Samstagmittag. Doppelte Polizistenreihe vor dem Eingang in das Gemeinschaftshaus Gropius in Neukölln. Als den Mädchen klar wird, dass sie es ins Innere des Gebäudes nicht schaffen, entscheiden sie sich kurzerhand für den Sturm. Alexandra gibt den Start. Eine Sekunde später liegen die Jacken auf dem Asphalt, fünf Amazonen fliegen eine nach der anderen über die Absperrung, setzen im Flug noch die Kränzchen auf, falten die Plakate aus. Einen Augenblick lang erstarrt der Platz ob so viel nackter Haut bei klirrender Kälte. „Fuck off NPD!“, „Na-zis raus!!“ grölende Mäuler, erhobene Fäuste, der Stinkefinger von Alexandra ist ein Femeninchen im Rampenlicht. Ein Hingucker. „Sie sieht aus wie Veronica Ferres, nur frischer!“, flüstert eine Journalistin. Sehr schnell kriegt sich alles wieder ein. Die Polizisten bekommen ihre steinernen Gesichter zurück. Die Antifas skandieren. Die Nazis amüsieren sich: „Lasst sie doch, lasst sie herkommen!“ „Sextremismus heißt, den Feind direkt in seiner Höhle nackt anzugreifen.“

Die Engländerin Pippa will wissen, ob sich „Inglourious Breasterds“ übersetzen lässt

Die Polizei schreitet ein. Die Kriegerinnen zappeln, winden sich. Die Polizisten bemühen sich sichtlich um sanfte Griffe. Die Fotografen schwitzen. Klara wird ein Dutzend Kratzer davontragen, woher, weiß sie nicht so genau. „In dem Moment ist man so voll Adrenalin, dass man gar nichts mehr merkt.“ Alexandras Trupp wird gegen die Wand gestellt. Josephine zittert am ganzen Leib. Sie werden in die entlegenen Polizeiwagen hinter dem Gebäude abtransportiert. „Wenn man sich auszieht in der Kälte und dann in das warme Polizeiauto kommt, härtet das ab wie die Sauna.“ Identität feststellen, sich einzeln draußen vor dem Wagen fotografieren lassen, immer noch oben ohne, mittlerweile fast eine halbe Stunde, mit einer Nummer in der Hand. Platzverweis. Für Alexandra der fünfzigste in ihrem Femen-Leben.

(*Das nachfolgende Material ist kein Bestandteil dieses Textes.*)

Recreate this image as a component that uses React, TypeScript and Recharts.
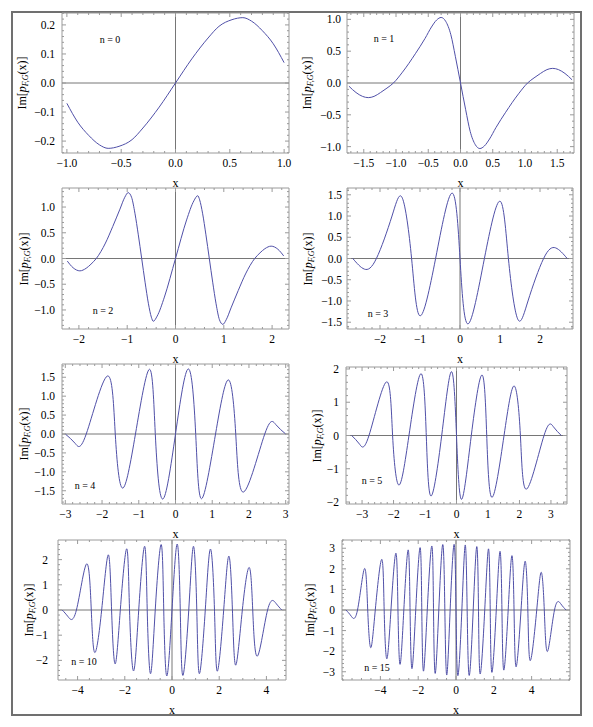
import React from "react";
import { LineChart, Line, XAxis, YAxis, ReferenceLine, ReferenceArea } from "recharts";

// values, one pair of arrays per panel
const n0X = [-1, -0.9, -0.8, -0.7, -0.62, -0.52, -0.4, -0.3, -0.15, 0, 0.15, 0.3, 0.4, 0.52, 0.62, 0.7, 0.8, 0.9, 1];
const n0Y = [-0.07, -0.135, -0.18, -0.213, -0.225, -0.218, -0.195, -0.155, -0.083, 0, 0.083, 0.155, 0.195, 0.218, 0.225, 0.213, 0.18, 0.135, 0.07];

const n1X = [-1.73, -1.62, -1.52, -1.43, -1.34, -1.24, -1.14, -1.04, -0.9, -0.7, -0.55, -0.45, -0.37, -0.3, -0.23, -0.15, -0.08, 0,
  0.08, 0.15, 0.23, 0.3, 0.37, 0.45, 0.55, 0.7, 0.9, 1.04, 1.14, 1.24, 1.34, 1.43, 1.52, 1.62, 1.73];
const n1Y = [-0.05, -0.15, -0.21, -0.23, -0.21, -0.15, -0.08, 0, 0.17, 0.46, 0.7, 0.88, 0.99, 1.03, 0.97, 0.76, 0.42, 0,
  -0.42, -0.76, -0.97, -1.03, -0.99, -0.88, -0.7, -0.46, -0.17, 0, 0.08, 0.15, 0.21, 0.23, 0.21, 0.15, 0.05];

const n2X = [-2.24, -2.12, -1.98, -1.85, -1.75, -1.64, -1.45, -1.3, -1.15, -1.05, -0.98, -0.91, -0.84, -0.77, -0.7, -0.63, -0.56, -0.5, -0.46, -0.38, -0.23, 0,
  0.23, 0.38, 0.46, 0.5, 0.56, 0.63, 0.7, 0.77, 0.84, 0.91, 0.98, 1.05, 1.15, 1.3, 1.45, 1.64, 1.75, 1.85, 1.98, 2.12, 2.24];
const n2Y = [-0.05, -0.18, -0.24, -0.19, -0.11, 0, 0.3, 0.62, 0.96, 1.19, 1.28, 1.19, 0.88, 0.46, 0, -0.46, -0.88, -1.14, -1.22, -1.12, -0.75, 0,
  0.75, 1.12, 1.22, 1.14, 0.88, 0.46, 0, -0.46, -0.88, -1.19, -1.28, -1.19, -0.96, -0.62, -0.3, 0, 0.11, 0.19, 0.24, 0.18, 0.05];

const n3X = [-2.68, -2.39, -2.09, -1.7, -1.44, -1.21, -1.0, -0.61, -0.2, 0, 0.2, 0.61, 1.0, 1.21, 1.44, 1.7, 2.09, 2.39, 2.68];
const n3Y = [0, -0.25, 0, 1.0, 1.42, 0, -1.35, 0, 1.54, 0, -1.54, 0, 1.35, 0, -1.42, -1.0, 0, 0.25, 0];

const n4X = [-3, -2.73, -2.43, -1.86, -1.64, -1.44, -1.09, -0.71, -0.55, -0.35, 0, 0.35, 0.55, 0.71, 1.09, 1.44, 1.64, 1.86, 2.43, 2.73, 3];
const n4Y = [0, -0.25, 0, 1.53, 0, -1.43, 0, 1.71, 0, -1.72, 0, 1.72, 0, -1.71, 0, 1.43, 0, -1.53, 0, 0.25, 0];

const n5X = [-3.33, -3.08, -2.78, -2.23, -2.03, -1.83, -1.51, -1.13, -0.96, -0.81, -0.47, -0.16, 0, 0.16, 0.47, 0.81, 0.96, 1.13, 1.51, 1.83, 2.03, 2.23, 2.78, 3.08, 3.33];
const n5Y = [0, -0.26, 0, 1.61, 0, -1.49, 0, 1.86, 0, -1.82, 0, 1.92, 0, -1.92, 0, 1.82, 0, -1.86, 0, 1.49, 0, -1.61, 0, 0.26, 0];

const n10X = [-4.65, -4.4, -4.05, -3.62, -3.42, -3.27, -2.98, -2.7, -2.56, -2.41, -2.19, -1.92, -1.8, -1.63, -1.41, -1.16, -1.05, -0.91, -0.71, -0.46, -0.35, -0.22, 0,
  0.22, 0.35, 0.46, 0.71, 0.91, 1.05, 1.16, 1.41, 1.63, 1.8, 1.92, 2.19, 2.41, 2.56, 2.7, 2.98, 3.27, 3.42, 3.62, 4.05, 4.4, 4.65];
const n10Y = [0, -0.27, 0, 1.83, 0, -1.69, 0, 2.19, 0, -2.14, 0, 2.43, 0, -2.42, 0, 2.53, 0, -2.53, 0, 2.6, 0, -2.62, 0,
  2.62, 0, -2.6, 0, 2.53, 0, -2.53, 0, 2.42, 0, -2.43, 0, 2.14, 0, -2.19, 0, 1.69, 0, -1.83, 0, 0.27, 0];

const n15X = [-5.82, -5.55, -5.21, -4.84, -4.67, -4.51, -4.27, -3.93, -3.8, -3.66, -3.44, -3.18, -3.07, -2.96, -2.76, -2.53, -2.43, -2.33, -2.13, -1.9, -1.81, -1.72,
  -1.52, -1.28, -1.19, -1.1, -0.91, -0.7, -0.59, -0.49, -0.31, -0.1, 0, 0.1, 0.31, 0.49, 0.59, 0.7, 0.91, 1.1, 1.19, 1.28, 1.52, 1.72, 1.81, 1.9, 2.13, 2.33,
  2.43, 2.53, 2.76, 2.96, 3.07, 3.18, 3.44, 3.66, 3.8, 3.93, 4.27, 4.51, 4.67, 4.84, 5.21, 5.55, 5.82];
const n15Y = [0, -0.29, 0, 2.01, 0, -1.83, 0, 2.46, 0, -2.37, 0, 2.76, 0, -2.64, 0, 2.92, 0, -2.85, 0, 3.03, 0, -2.97,
  0, 3.11, 0, -3.08, 0, 3.18, 0, -3.16, 0, 3.19, 0, -3.19, 0, 3.16, 0, -3.18, 0, 3.08, 0, -3.11, 0, 2.97, 0, -3.03, 0, 2.85,
  0, -2.92, 0, 2.64, 0, -2.76, 0, 2.37, 0, -2.46, 0, 1.83, 0, -2.01, 0, 0.29, 0];

// tick labels
const n0XTicks = [-1, -0.5, 0, 0.5, 1];
const n0YTicks = [-0.2, -0.1, 0, 0.1, 0.2];
const n1XTicks = [-1.5, -1, -0.5, 0, 0.5, 1, 1.5];
const n1YTicks = [-1, -0.5, 0, 0.5, 1];
const n2XTicks = [-2, -1, 0, 1, 2];
const n2YTicks = [-1, -0.5, 0, 0.5, 1];
const n3XTicks = [-2, -1, 0, 1, 2];
const n3YTicks = [-1.5, -1, -0.5, 0, 0.5, 1, 1.5];
const n4XTicks = [-3, -2, -1, 0, 1, 2, 3];
const n4YTicks = [-1.5, -1, -0.5, 0, 0.5, 1, 1.5];
const n5XTicks = [-3, -2, -1, 0, 1, 2, 3];
const n5YTicks = [-2, -1, 0, 1, 2];
const n10XTicks = [-4, -2, 0, 2, 4];
const n10YTicks = [-2, -1, 0, 1, 2];
const n15XTicks = [-4, -2, 0, 2, 4];
const n15YTicks = [-3, -2, -1, 0, 1, 2, 3];

const CURVE = "#5050a8";
const FRAME = "#9a9a9a";
const AXIS = "#767676";
const SERIF = '"Liberation Serif", "Times New Roman", Times, serif';

const YW = 50;
const TOP = 4;
const RIGHT = 6;
const XH = 24;

type Panel = {
  n: number;
  xs: number[];
  ys: number[];
  xTicks: number[];
  yTicks: number[];
  xDomain: [number, number];
  yDomain: [number, number];
  xDec: number;
  yDec: number;
  xMinor: number;
  yMinor: number;
  frame: [number, number, number, number];
  yLabelX: number;
  yGap: number;
  nPos: [number, number];
  curve: "monotone" | "natural";
};

const panels: Panel[] = [
  { n: 0, xs: n0X, ys: n0Y, xTicks: n0XTicks, yTicks: n0YTicks, xDomain: [-1.045, 1.045], yDomain: [-0.241, 0.241], xDec: 1, yDec: 1, xMinor: 0.1, yMinor: 0.02, frame: [62, 13, 289, 153], yLabelX: 23, yGap: 7, nPos: [110, 40], curve: "monotone" },
  { n: 1, xs: n1X, ys: n1Y, xTicks: n1XTicks, yTicks: n1YTicks, xDomain: [-1.76, 1.76], yDomain: [-1.1, 1.1], xDec: 1, yDec: 1, xMinor: 0.1, yMinor: 0.1, frame: [347, 13, 574, 153], yLabelX: 308, yGap: 6, nPos: [384, 39], curve: "monotone" },
  { n: 2, xs: n2X, ys: n2Y, xTicks: n2XTicks, yTicks: n2YTicks, xDomain: [-2.35, 2.35], yDomain: [-1.37, 1.37], xDec: 0, yDec: 1, xMinor: 0.2, yMinor: 0.1, frame: [62, 188, 289, 329], yLabelX: 25, yGap: 7, nPos: [103, 311], curve: "monotone" },
  { n: 3, xs: n3X, ys: n3Y, xTicks: n3XTicks, yTicks: n3YTicks, xDomain: [-2.825, 2.825], yDomain: [-1.66, 1.66], xDec: 0, yDec: 1, xMinor: 0.2, yMinor: 0.1, frame: [347, 188, 573, 329], yLabelX: 309, yGap: 5, nPos: [378, 314], curve: "natural" },
  { n: 4, xs: n4X, ys: n4Y, xTicks: n4XTicks, yTicks: n4YTicks, xDomain: [-3.09, 3.09], yDomain: [-1.85, 1.85], xDec: 0, yDec: 1, xMinor: 0.2, yMinor: 0.1, frame: [62, 364, 289, 504], yLabelX: 25, yGap: 7, nPos: [85, 486], curve: "natural" },
  { n: 5, xs: n5X, ys: n5Y, xTicks: n5XTicks, yTicks: n5YTicks, xDomain: [-3.51, 3.51], yDomain: [-2.06, 2.06], xDec: 0, yDec: 0, xMinor: 0.2, yMinor: 0.2, frame: [346, 367, 567, 504], yLabelX: 318, yGap: 7, nPos: [372, 481], curve: "natural" },
  { n: 10, xs: n10X, ys: n10Y, xTicks: n10XTicks, yTicks: n10YTicks, xDomain: [-4.83, 4.83], yDomain: [-2.78, 2.78], xDec: 0, yDec: 0, xMinor: 0.5, yMinor: 0.2, frame: [58, 540, 286, 680], yLabelX: 30, yGap: 10, nPos: [84, 662], curve: "natural" },
  { n: 15, xs: n15X, ys: n15Y, xTicks: n15XTicks, yTicks: n15YTicks, xDomain: [-6.03, 6.03], yDomain: [-3.4, 3.4], xDec: 0, yDec: 0, xMinor: 0.5, yMinor: 0.2, frame: [342, 540, 570, 680], yLabelX: 311, yGap: 7, nPos: [377, 668], curve: "natural" },
];

function fmt(v: number, dec: number) {
  const s = Math.abs(v).toFixed(dec);
  return v < -1e-9 ? "\u2212" + s : s;
}

function withMinor(major: number[], step: number, domain: [number, number]) {
  const out: number[] = [];
  const k0 = Math.ceil(domain[0] / step - 1e-9);
  const k1 = Math.floor(domain[1] / step + 1e-9);
  for (let k = k0; k <= k1; k++) out.push(Math.round(k * step * 1000) / 1000);
  major.forEach((m) => {
    if (!out.some((t) => Math.abs(t - m) < 1e-6)) out.push(m);
  });
  return out.sort((a, b) => a - b);
}

const isMajor = (list: number[], v: number) => list.some((t) => Math.abs(t - v) < 1e-6);

const tickText = { fontFamily: SERIF, fontSize: 11.5, fill: "#000" };

function PanelChart({ p }: { p: Panel }) {
  const [fl, ft, fr, fb] = p.frame;
  const w = fr - fl;
  const h = fb - ft;
  const data = p.xs.map((x, i) => ({ x, y: p.ys[i] }));
  const xAll = withMinor(p.xTicks, p.xMinor, p.xDomain);
  const yAll = withMinor(p.yTicks, p.yMinor, p.yDomain);
  const pt = TOP;
  const pb = TOP + h;
  const pl = YW;
  const pr = YW + w;

  const xTick = (props: any) => {
    const { x, payload } = props;
    const v = payload.value;
    const major = isMajor(p.xTicks, v);
    const len = major ? 4 : 2;
    return (
      <g>
        <line x1={x} x2={x} y1={pb} y2={pb - len} stroke={FRAME} />
        <line x1={x} x2={x} y1={pt} y2={pt + len} stroke={FRAME} />
        {major && (
          <text x={x} y={pb + 14} textAnchor="middle" style={tickText}>
            {fmt(v, p.xDec)}
          </text>
        )}
      </g>
    );
  };

  const yTick = (props: any) => {
    const { y, payload } = props;
    const v = payload.value;
    const major = isMajor(p.yTicks, v);
    const len = major ? 4 : 2;
    return (
      <g>
        <line x1={pl} x2={pl + len} y1={y} y2={y} stroke={FRAME} />
        <line x1={pr} x2={pr - len} y1={y} y2={y} stroke={FRAME} />
        {major && (
          <text x={pl - p.yGap} y={y + 4} textAnchor="end" style={tickText}>
            {fmt(v, p.yDec)}
          </text>
        )}
      </g>
    );
  };

  return (
    <>
      <div style={{ position: "absolute", left: fl - YW, top: ft - TOP }}>
        <LineChart
          width={w + YW + RIGHT}
          height={h + TOP + XH}
          data={data}
          margin={{ top: TOP, right: RIGHT, bottom: 0, left: 0 }}
        >
          <XAxis
            dataKey="x"
            type="number"
            domain={p.xDomain}
            ticks={xAll}
            interval={0}
            tick={xTick}
            tickLine={false}
            axisLine={false}
            height={XH}
          />
          <YAxis
            type="number"
            domain={p.yDomain}
            ticks={yAll}
            interval={0}
            tick={yTick}
            tickLine={false}
            axisLine={false}
            width={YW}
          />
          <ReferenceArea
            x1={p.xDomain[0]}
            x2={p.xDomain[1]}
            y1={p.yDomain[0]}
            y2={p.yDomain[1]}
            fill="none"
            fillOpacity={0}
            stroke={FRAME}
          />
          <ReferenceLine x={0} stroke={AXIS} />
          <ReferenceLine y={0} stroke={AXIS} />
          <Line
            dataKey="y"
            type={p.curve}
            stroke={CURVE}
            strokeWidth={1}
            dot={false}
            isAnimationActive={false}
          />
        </LineChart>
      </div>
      <div
        style={{
          position: "absolute",
          left: p.yLabelX,
          top: (ft + fb) / 2,
          transform: "translate(-50%, -50%) rotate(-90deg)",
          whiteSpace: "nowrap",
          fontFamily: SERIF,
          fontSize: 12,
          lineHeight: "14px",
        }}
      >
        Im[<i>p</i>
        <span style={{ fontSize: 8, position: "relative", top: 2, fontStyle: "italic" }}>F,G</span>
        (x)]
      </div>
      <div
        style={{
          position: "absolute",
          left: (fl + fr) / 2,
          top: fb + 30,
          transform: "translate(-50%, -50%)",
          fontFamily: SERIF,
          fontSize: 12,
          lineHeight: "14px",
        }}
      >
        x
      </div>
      <div
        style={{
          position: "absolute",
          left: p.nPos[0],
          top: p.nPos[1],
          transform: "translate(-50%, -50%)",
          whiteSpace: "nowrap",
          fontFamily: SERIF,
          fontSize: 10,
          lineHeight: "12px",
        }}
      >
        n = {p.n}
      </div>
    </>
  );
}

export default function App() {
  return (
    <div style={{ position: "absolute", left: 0, top: 0, width: 593, height: 727, background: "#fff" }}>
      <div
        style={{
          position: "absolute",
          left: 11,
          top: 11,
          width: 571,
          height: 705,
          border: "2px solid #707070",
          boxSizing: "border-box",
        }}
      />
      {panels.map((p) => (
        <PanelChart key={p.n} p={p} />
      ))}
    </div>
  );
}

Ende der Veranstaltung. Es dauert noch eine halbe Stunde, bis die Polizei sämtliche Jacken einsammelt. Die Mädchen finden einander, umarmen sich, tauschen ihre Erlebnisse aus. Sie sehen erschöpft und glücklich aus. Alexandra hat jetzt rote Wollhandschuhe und trägt ernste Miene. Sie telefoniert ununterbrochen. „Ich bin eine Femen!“, strahlt Josephine. „Als ich abgeführt wurde, hat ein Polizist zu mir gesagt: ‚Ja, ich würde viel lieber andere Leute festnehmen, die hier gerade auf diesem Platz sind. Aber er musste halt seinen Job machen.‘ Ich kann das verstehen.“ Hand in Hand ziehen die Mädchen von dannen. Zum Abschied winken sie den Polizisten im Wagen. Diese winken zurück. In der Ukraine laufen gegen Femen zehn Strafverfahren wegen Rowdytums.

Wieder in der Wohnung, googeln sie frische Pressefotos. „Vor Ort werden uns Dutzende Leute sehen. Durch die Kameras erreichen wir die Köpfe von Millionen!“ Die NPD-Veranstaltung war ein voller Erfolg. „Die Frauen haben mehr Eier als wir“, schreibt ein User. „Coole Bilder, können wir alle vier posten?“ „Nein, nimm nur ein Foto, und dann kommt jede Stunde ein neues dazu. Niemals ein Album!“ „Du kannst aber einen guten Ausdruck im Gesicht machen! Die Fotos von meiner ersten Aktion fand ich hässlich.“ „Was machen wir eigentlich als Nächstes?“ –

Und ich? Zwei Tage Kriegsreporterin in Berlin. Genug.